Status

Current state: in review

Discussion thread: here

JIRA: KAFKA-8345 - Getting issue details... STATUS

Release:

Motivation

Currently, users initiate replica reassignment by writing directly to a ZooKeeper node named /admin/reassign_partitions.

As explained in KIP-4, ZooKeeper based APIs have many problems. For example, there is no way to return a helpful error code if an invalid reassignment is proposed. Adding new features over time is difficult when external tools can access and overwrite Kafka's internal metadata data structures. Also, ZooKeeper-based APIs inherently lack security and auditability.

In addition to all the general problems of ZK-based APIs, the current reassignment interface has some problems specific to its particular structure. There is no mechanism provided for aborting a reassignment operation once it has been initiated. Furthermore, the API assumes that reassignment operations are launched as a batch – there is no way to incrementally add a new reassignment operation once the batch has been initiated.

We would like to provide a well-supported AdminClient API that does not suffer from these problems. This API can be used as a foundation on which to build future improvements.

Public Interfaces

AdminClient APIs

We will add two new APIs: alterPartitionAssignments, and listPartitionReassignments.

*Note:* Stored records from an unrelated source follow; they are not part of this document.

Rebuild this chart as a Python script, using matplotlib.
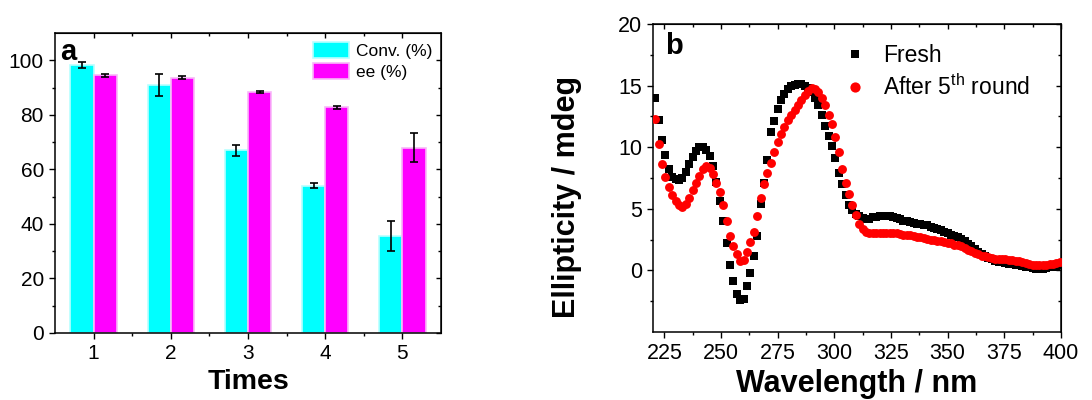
import numpy as np
import matplotlib
matplotlib.use("Agg")
import matplotlib.pyplot as plt
from matplotlib.ticker import FixedLocator, NullFormatter

plt.rcParams['font.family'] = ['Liberation Sans', 'DejaVu Sans']
plt.rcParams['mathtext.fontset'] = 'custom'
plt.rcParams['mathtext.rm'] = 'Liberation Sans'
plt.rcParams['mathtext.it'] = 'Liberation Sans'

# ---------------- data: panel a ----------------
times = [1, 2, 3, 4, 5]
conv = [98.2, 91.0, 67.0, 54.0, 35.5]
conv_err = [1.0, 4.0, 2.0, 1.0, 5.5]
ee = [94.5, 93.6, 88.5, 82.7, 68.0]
ee_err = [0.5, 0.5, 0.4, 0.4, 5.2]

# ---------------- data: panel b ----------------
wl_start = 221.0
wl_step = 1.5
fresh = [14.0, 12.2, 10.6, 9.4, 8.2, 7.6, 7.4, 7.35, 7.5, 8.0,
         8.6, 9.2, 9.7, 10.0, 10.0, 9.8, 9.3, 8.5, 7.2, 5.6,
         4.0, 2.2, 0.4, -0.9, -1.9, -2.4, -2.3, -1.3, -0.2, 1.2,
         2.8, 5.4, 7.1, 9.0, 11.2, 12.1, 13.1, 13.8, 14.3, 14.7,
         14.95, 15.05, 15.1, 15.1, 15.0, 14.8, 14.5, 14.0, 13.4, 12.6,
         11.7, 10.9, 10.1, 9.1, 7.9, 7.0, 6.1, 5.3, 4.9, 4.6,
         4.4, 4.25, 4.2, 4.2, 4.3, 4.35, 4.4, 4.45, 4.45, 4.4,
         4.35, 4.25, 4.15, 4.05, 4.0, 3.9, 3.85, 3.8, 3.75, 3.7,
         3.65, 3.55, 3.45, 3.4, 3.25, 3.15, 3.0, 2.9, 2.8, 2.7,
         2.55, 2.35, 2.15, 1.95, 1.7, 1.5, 1.3, 1.15, 1.0, 0.9,
         0.8, 0.7, 0.65, 0.6, 0.55, 0.5, 0.45, 0.4, 0.35, 0.3,
         0.25, 0.2, 0.15, 0.15, 0.15, 0.2, 0.25, 0.3, 0.35, 0.4]
after5 = [12.3, 10.3, 8.6, 7.6, 6.8, 6.1, 5.6, 5.3, 5.15, 5.4,
          5.9, 6.5, 7.1, 7.7, 8.2, 8.5, 8.3, 7.8, 7.1, 6.4,
          5.3, 4.0, 2.8, 2.0, 1.3, 0.8, 0.85, 1.5, 2.3, 3.1,
          4.4, 5.9, 7.0, 7.9, 8.7, 9.6, 10.4, 11.1, 11.6, 12.2,
          12.6, 13.0, 13.4, 13.85, 14.2, 14.55, 14.8, 14.75, 14.5, 14.0,
          13.4, 12.6, 11.9, 10.8, 9.6, 8.2, 7.1, 6.2, 5.3, 4.5,
          3.8, 3.4, 3.15, 3.05, 3.0, 3.0, 3.0, 3.0, 3.0, 3.0,
          3.0, 3.0, 2.95, 2.9, 2.9, 2.85, 2.8, 2.75, 2.7, 2.6,
          2.55, 2.5, 2.45, 2.4, 2.35, 2.3, 2.25, 2.2, 2.1, 2.05,
          1.95, 1.8, 1.65, 1.55, 1.4, 1.3, 1.2, 1.15, 1.05, 1.0,
          0.95, 0.95, 0.9, 0.9, 0.85, 0.85, 0.8, 0.75, 0.65, 0.6,
          0.5, 0.45, 0.4, 0.4, 0.4, 0.45, 0.5, 0.55, 0.6, 0.7]
wl_fresh = wl_start + wl_step * np.arange(len(fresh))
wl_after = wl_start + wl_step * np.arange(len(after5))

fig = plt.figure(figsize=(10.92, 4.0), dpi=100)


def style_axes(ax, xmaj, xmin, ymaj, ymin, labelsize):
    for s in ax.spines.values():
        s.set_linewidth(1.1)
        s.set_color('black')
    ax.xaxis.set_major_locator(FixedLocator(xmaj))
    ax.xaxis.set_minor_locator(FixedLocator(xmin))
    ax.yaxis.set_major_locator(FixedLocator(ymaj))
    ax.yaxis.set_minor_locator(FixedLocator(ymin))
    ax.tick_params(which='both', direction='out', top=False, right=False,
                   width=1.0, labelsize=labelsize)
    ax.tick_params(which='major', length=4.5, pad=3.5)
    ax.tick_params(which='minor', length=2.5)
    # mirrored inward ticks on top and right, without labels
    sx = ax.secondary_xaxis('top')
    sx.xaxis.set_major_locator(FixedLocator(xmaj))
    sx.xaxis.set_minor_locator(FixedLocator(xmin))
    sx.xaxis.set_major_formatter(NullFormatter())
    sx.tick_params(which='both', direction='in', width=1.0)
    sx.tick_params(which='major', length=3.5)
    sx.tick_params(which='minor', length=2)
    sy = ax.secondary_yaxis('right')
    sy.yaxis.set_major_locator(FixedLocator(ymaj))
    sy.yaxis.set_minor_locator(FixedLocator(ymin))
    sy.yaxis.set_major_formatter(NullFormatter())
    sy.tick_params(which='both', direction='in', width=1.0)
    sy.tick_params(which='major', length=3.5)
    sy.tick_params(which='minor', length=2)


# ---------------- panel a ----------------
axa = fig.add_axes([55/1092, 67/400, 386/1092, 300/400])
x = np.array(times, dtype=float)
w = 0.3
axa.bar(x - w/2, conv, w, color='#00FFFF', edgecolor='#B8FFFF', linewidth=1.2,
        label='Conv. (%)', zorder=2)
axa.bar(x + w/2, ee, w, color='#FF00FF', edgecolor='#F8B8F8', linewidth=1.2,
        label='ee (%)', zorder=2)
axa.errorbar(x - w/2, conv, yerr=conv_err, fmt='none', ecolor='black',
             elinewidth=1.2, capsize=3, capthick=1.2, zorder=3)
axa.errorbar(x + w/2, ee, yerr=ee_err, fmt='none', ecolor='black',
             elinewidth=1.2, capsize=3, capthick=1.2, zorder=3)
axa.set_xlim(0.5, 5.5)
axa.set_ylim(0, 110)
style_axes(axa, times, [1.5, 2.5, 3.5, 4.5],
           [0, 20, 40, 60, 80, 100], [10, 30, 50, 70, 90], 15)
axa.set_xlabel('Times', fontsize=20.5, fontweight='bold')
axa.xaxis.set_label_coords(0.5, -0.12)
axa.text(0.012, 0.985, 'a', transform=axa.transAxes, fontsize=21, fontweight='bold',
         ha='left', va='top')
axa.legend(loc='upper left', bbox_to_anchor=(313/1092, 1 - 42/400),
           bbox_transform=fig.transFigure, frameon=False, fontsize=12.5,
           handlelength=2.1, handleheight=1.05, handletextpad=0.35,
           labelspacing=0.25, borderpad=0, borderaxespad=0)

# ---------------- panel b ----------------
axb = fig.add_axes([653/1092, 68/400, 408/1092, 308/400])
axb.plot(wl_fresh, fresh, linestyle='none', marker='s', markersize=5.4,
         color='black', markeredgewidth=0, label='Fresh', zorder=2)
axb.plot(wl_after, after5, linestyle='none', marker='o', markersize=6.4,
         color='#FF0000', markeredgewidth=0, label='After 5$^{\\mathrm{th}}$ round',
         zorder=3)
axb.set_xlim(220, 400)
axb.set_ylim(-5, 20)
style_axes(axb, [225, 250, 275, 300, 325, 350, 375, 400],
           [237.5, 262.5, 287.5, 312.5, 337.5, 362.5, 387.5],
           [0, 5, 10, 15, 20], [-2.5, 2.5, 7.5, 12.5, 17.5], 15.5)
axb.set_xlabel('Wavelength / nm', fontsize=22, fontweight='bold')
axb.xaxis.set_label_coords(0.5, -0.12)
axb.set_ylabel('Ellipticity / mdeg', fontsize=22, fontweight='bold')
axb.yaxis.set_label_coords(-0.175, 0.44)
axb.text(0.03, 0.975, 'b', transform=axb.transAxes, fontsize=21, fontweight='bold',
         ha='left', va='top')
axb.legend(loc='upper left', bbox_to_anchor=(844/1092, 1 - 44/400),
           bbox_transform=fig.transFigure, frameon=False, fontsize=16.5,
           numpoints=1, markerscale=1.15, handlelength=1.0, handletextpad=0.7,
           labelspacing=0.3, borderpad=0, borderaxespad=0)

fig.savefig('out.png', dpi=100)
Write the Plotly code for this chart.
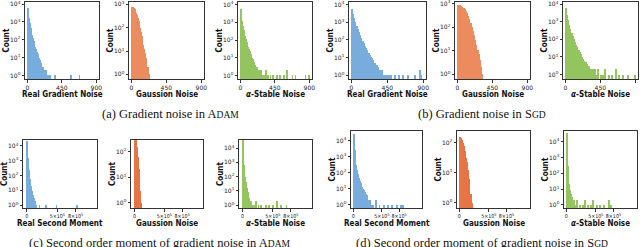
import plotly.graph_objects as go

W, H = 640, 247

# ---------------- data (bin centres / counts) ----------------
# (a) ADAM gradient noise, bin width 10
a1_x = [5,15,25,35,45,55,65,75,85,95,105,115,125,135,145,155,165,175,185,195,205,215,225,235,245,255,265,275,295,360,565,680]
a1_y = [6300,3200,1600,850,480,300,190,125,85,58,42,30,22,16,12,9,7,5,4,3,3,2,2,1,2,1,1,1,1,1,1,1]
a2_x = [5,15,25,35,45,55,65,75,85,95,105,115,125,135,145,155,165,175,185,195,205,215,225,235]
a2_y = [800,790,760,700,620,530,440,350,270,200,140,95,65,44,29,19,12,8,5,3,2,2,1,1]
a3_x = [5,15,25,35,45,55,65,75,85,95,105,115,125,135,145,155,165,175,185,195,205,215,225,235,245,255,265,
        285,305,335,365,395,425,475,515,565,610,680,720,850,895]
a3_y = [5400,5000,1200,600,380,250,170,115,80,58,42,31,23,17,13,10,8,6,5,4,3,3,2,2,2,1,2,
        1,1,2,1,1,1,1,1,1,2,1,1,1,1]
# (b) SGD gradient noise, bin width 15
b1_x = [7.5,22.5,37.5,52.5,67.5,82.5,97.5,112.5,127.5,142.5,157.5,172.5,187.5,202.5,217.5,232.5,247.5,262.5,277.5,292.5,
        307.5,322.5,337.5,352.5,367.5,382.5,397.5,412.5,427.5,442.5,472.5,502.5,547.5,592.5,652.5,712.5,802.5,862.5,877.5]
b1_y = [6000,3000,1700,1000,650,420,280,190,130,90,65,48,35,26,19,14,11,9,7,5,
        4,4,3,2,2,2,1,1,1,1,1,1,1,1,1,1,1,2,1]
b2_x = [7.5,22.5,37.5,52.5,67.5,82.5,97.5,112.5,127.5,142.5,157.5,172.5,187.5,202.5,217.5,232.5,247.5,262.5,277.5,292.5,307.5,322.5]
b2_y = [900,890,860,820,760,680,590,490,390,300,220,155,105,70,45,29,18,11,7,4,2,1]
b3_x = [7.5,22.5,37.5,52.5,67.5,82.5,97.5,112.5,127.5,142.5,157.5,172.5,187.5,202.5,217.5,232.5,247.5,262.5,277.5,292.5,
        307.5,322.5,337.5,352.5,367.5,382.5,397.5,427.5,457.5,487.5,517.5,562.5,607.5,652.5,697.5,742.5,802.5,892.5]
b3_y = [6000,2500,1200,650,380,240,150,100,70,50,36,26,19,14,10,8,6,5,4,3,
        3,2,2,2,1,2,1,2,1,1,2,1,1,2,1,1,1,1]
# (c) ADAM second moment
c1_x = [7500,22500,37500,52500,67500,82500,97500,112500,127500,142500,157500,210000,322500,487500,817500]
c1_y = [22000,1500,250,60,20,9,5,3,2,2,1,1,1,1,1]
c2_x = [2500,7500,12500,17500,22500,27500,32500,37500,42500,47500,52500,57500,62500,67500,72500,77500,82500,87500,92500,97500,102500,107500,112500]
c2_y = [399,388,366,337,301,262,221,181,145,113,85,63,45,31,21,14,9,5,3,2,1,1,1]
c3_x = [7500,22500,37500,52500,67500,82500,97500,112500,127500,142500,157500,187500,217500,262500,307500,382500,442500,502500,562500,637500,727500]
c3_y = [35000,600,100,40,15,8,5,3,2,2,1,1,2,1,1,1,1,1,2,1,1]
# (d) SGD second moment
d1_x = [7500,22500,37500,52500,67500,82500,97500,112500,127500,142500,157500,172500,187500,202500,217500,232500,247500,262500,277500,292500,
        322500,352500,397500,457500,532500,607500,682500,757500,832500,862500]
d1_y = [25000,2500,900,300,150,80,45,30,22,17,13,10,8,6,5,4,3,2,2,2,
        1,1,2,1,1,1,1,1,1,1]
d2_x = [5000,15000,25000,35000,45000,55000,65000,75000,85000,95000,105000,115000,125000,135000,145000,155000,165000,175000,185000,195000,205000,215000]
d2_y = [160,156,148,138,125,110,95,80,66,53,41,32,23,17,12,8,6,4,2,2,1,1]
d3_x = [7500,22500,37500,52500,67500,82500,97500,112500,127500,157500,187500,232500,277500,322500,367500,412500,457500,517500,577500,637500,727500,757500]
d3_y = [38000,300,60,20,9,5,3,2,2,1,2,1,1,2,1,1,2,1,1,1,2,1]

row1_ticks = [0, 450, 900]
row1_ticktext = ["0", "450", "900"]
row2_ticks = [0, 500000, 800000]
row2_ticktext = ["0", "5×10<sup>5</sup>", "8×10<sup>5</sup>"]

x_labels = ["Real Gradient Noise", "Gaussion Noise", "<i>α</i>-Stable Noise"]
x_labels2 = ["Real Second Moment", "Gaussion Noise", "<i>α</i>-Stable Noise"]
captions = [
    "(a) Gradient noise in A<span style='font-size:9.5px'>DAM</span>",
    "(b) Gradient noise in S<span style='font-size:9.5px'>GD</span>",
    "(c) Second order moment of gradient noise in A<span style='font-size:9.5px'>DAM</span>",
    "(d) Second order moment of gradient noise in S<span style='font-size:9.5px'>GD</span>",
]

BLUE = "#5b9bd5"
ORANGE1 = "#e8743b"
ORANGE2 = "#e2561c"
GREEN = "#7cb83c"

# ---------------- layout of panels (pixels) ----------------
panels = [
    (a1_x, a1_y, 10, BLUE, x_labels[0], (25, 99, 2, 79), [-0.2, 4.12], [-30, 935], 4, 1),
    (a2_x, a2_y, 10, ORANGE1, x_labels[1], (129, 204, 2, 79), [-0.2, 3.1], [-30, 935], 3, 1),
    (a3_x, a3_y, 10, GREEN, x_labels[2], (238, 312, 2, 79), [-0.2, 4.15], [-30, 935], 4, 1),
    (b1_x, b1_y, 15, BLUE, x_labels[0], (349, 426, 2, 79), [-0.22, 4.15], [-30, 935], 4, 1),
    (b2_x, b2_y, 15, ORANGE1, x_labels[1], (455, 530, 2, 79), [-0.2, 3.08], [-30, 935], 3, 1),
    (b3_x, b3_y, 15, GREEN, x_labels[2], (563, 638, 2, 79), [-0.25, 4.12], [-30, 935], 4, 1),
    (c1_x, c1_y, 15000, BLUE, x_labels2[0], (23, 97, 140, 208), [-0.2, 4.4], [-60000, 1150000], 4, 2),
    (c2_x, c2_y, 5000, ORANGE2, x_labels2[1], (131, 203, 140, 208), [-0.2, 2.45], [-60000, 1150000], 2, 2),
    (c3_x, c3_y, 15000, GREEN, x_labels2[2], (239, 312, 140, 208), [-0.2, 4.56], [-60000, 1150000], 4, 2),
    (d1_x, d1_y, 15000, BLUE, x_labels2[0], (351, 422, 131, 208), [-0.2, 4.6], [-40000, 1200000], 4, 2),
    (d2_x, d2_y, 10000, ORANGE2, x_labels2[1], (457, 530, 131, 208), [-0.17, 2.39], [-40000, 1200000], 2, 2),
    (d3_x, d3_y, 15000, GREEN, x_labels2[2], (564, 637, 131, 208), [-0.2, 4.68], [-40000, 1200000], 4, 2),
]

fig = go.Figure()
annotations = []
TICKFONT = dict(family="DejaVu Sans", size=6, color="#222")
TICKFONT2 = dict(family="DejaVu Sans Condensed, DejaVu Sans", size=5.3, color="#222")
LABFONT = dict(family="DejaVu Sans Condensed, DejaVu Sans", size=8, color="#111")

for i, (xs, ys, bw, col, lab, (l, r, t, b), yr, xr, ntop, row) in enumerate(panels):
    n = i + 1
    xa = "x" if n == 1 else f"x{n}"
    ya = "y" if n == 1 else f"y{n}"
    fig.add_trace(go.Bar(x=xs, y=ys, width=bw, marker=dict(color=col, line=dict(width=0)),
                         opacity=0.82, xaxis=xa, yaxis=ya, showlegend=False, hoverinfo="skip"))
    xkey = "xaxis" if n == 1 else f"xaxis{n}"
    ykey = "yaxis" if n == 1 else f"yaxis{n}"
    tv = [10 ** k for k in range(ntop + 1)]
    tt = [f"10<sup>{k}</sup>" for k in range(ntop + 1)]
    if row == 1:
        xtv, xtt, xf = row1_ticks, row1_ticktext, TICKFONT
    else:
        xtv, xtt, xf = row2_ticks, row2_ticktext, TICKFONT2
    common = dict(showline=True, mirror=True, linecolor="#333", linewidth=1, showgrid=False, zeroline=False,
                  ticks="outside", ticklen=2.5, tickwidth=1, tickcolor="#333", automargin=False, tickangle=0)
    fig.update_layout({
        xkey: dict(domain=[l / W, r / W], anchor=ya, range=xr, tickvals=xtv, ticktext=xtt, tickfont=xf, **common),
        ykey: dict(domain=[1 - b / H, 1 - t / H], anchor=xa, type="log", range=yr, tickvals=tv, ticktext=tt,
                   tickfont=TICKFONT, **common),
    })
    annotations.append(dict(text=f"<b>{lab}</b>", x=(l + r) / 2 / W, y=1 - (b + 15) / H, xref="paper", yref="paper",
                            xanchor="center", yanchor="middle", showarrow=False, font=LABFONT))
    annotations.append(dict(text="<b>Count</b>", x=(l - 19) / W, y=1 - (t + b) / 2 / H, xref="paper", yref="paper",
                            xanchor="center", yanchor="middle", textangle=-90, showarrow=False, font=LABFONT))

capfont = dict(family="Liberation Serif", size=12.5, color="#111")
cap_pos = [(170, 114), (482, 114), (160, 243), (482, 243)]
for txt, (cx, cy) in zip(captions, cap_pos):
    annotations.append(dict(text=txt, x=cx / W, y=1 - cy / H, xref="paper", yref="paper",
                            xanchor="center", yanchor="middle", showarrow=False, font=capfont))

fig.update_layout(width=W, height=H, margin=dict(l=0, r=0, t=0, b=0, autoexpand=False), paper_bgcolor="white",
                  plot_bgcolor="white", bargap=0, annotations=annotations, hovermode=False)

fig.write_html("out.html", config={"displayModeBar": False},
               post_script="document.body.style.margin='0';document.body.style.overflow='hidden';")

As the names imply, the alter API modifies partition reassignments, and the list API lists the ones which are ongoing.

Unlike the current ZooKeeper-based API, alterPartitionAssignments can add or remove partition reassignments without interrupting unrelated assignments that are in progress. Partition reassignments can be added or removed by the API on a per-partition basis-- there are no global "before" or "after" snapshots.

/**
 * Change the reassignments for one or more partitions.
 *
 * @param reassignments   The reassignments to add, modify, or remove.
 * @param options         The options to use.
 * @return                The result.
 */
public AlterPartitionReassignmentsResult alterPartitionReassignments(
         Map<TopicPartition, Optional<NewPartitionReassignment>> reassignments,
         AlterPartitionReassignmentsOptions options);

/**
 * A new partition reassignment, which can be applied via {@link AdminClient#alterPartitionReassignments(Map)}.
 */
public class NewPartitionReassignment {
    private final List<Integer> targetBrokers;
    ...
}

class AlterPartitionAssignmentsResult {
  Map<TopicPartition, Future<Void>> futures; // maps partitions to the results for each partition (success / failure)
  Future<Void> all(); // Throws an exception if any reassignment was rejected
}

class AlterPartitionAssignmentsOptions extends AbstractOptions<> {
  // contains timeoutMs
}

ListPartitionReassignmentsResult listPartitionReassignments(ListPartitionReassignmentsOptions options);

class ListPartitionReassignmentsOptions extends AbstractOptions<> {
  // contains timeoutMs
}

class ListPartitionReassignmentsResult {
  private final KafkaFuture<Map<TopicPartition, PartitionReassignment>> reassignments;
}

/**
 * A partition reassignment, which has been listed via {@link AdminClient#listPartitionReassignments()}.
 */
public class PartitionReassignment {
    /**
     * The brokers which we want this partition to reside on.
     */
    private final List<Integer> targetBrokers;

    /**
     * The brokers which this partition currently resides on.
     */
    private final List<Integer> currentBrokers;
...
}

New RPCs

AlterPartitionAssignmentsRequest

This is used to create or cancel a set of partition reassignments. It must be sent to the controller.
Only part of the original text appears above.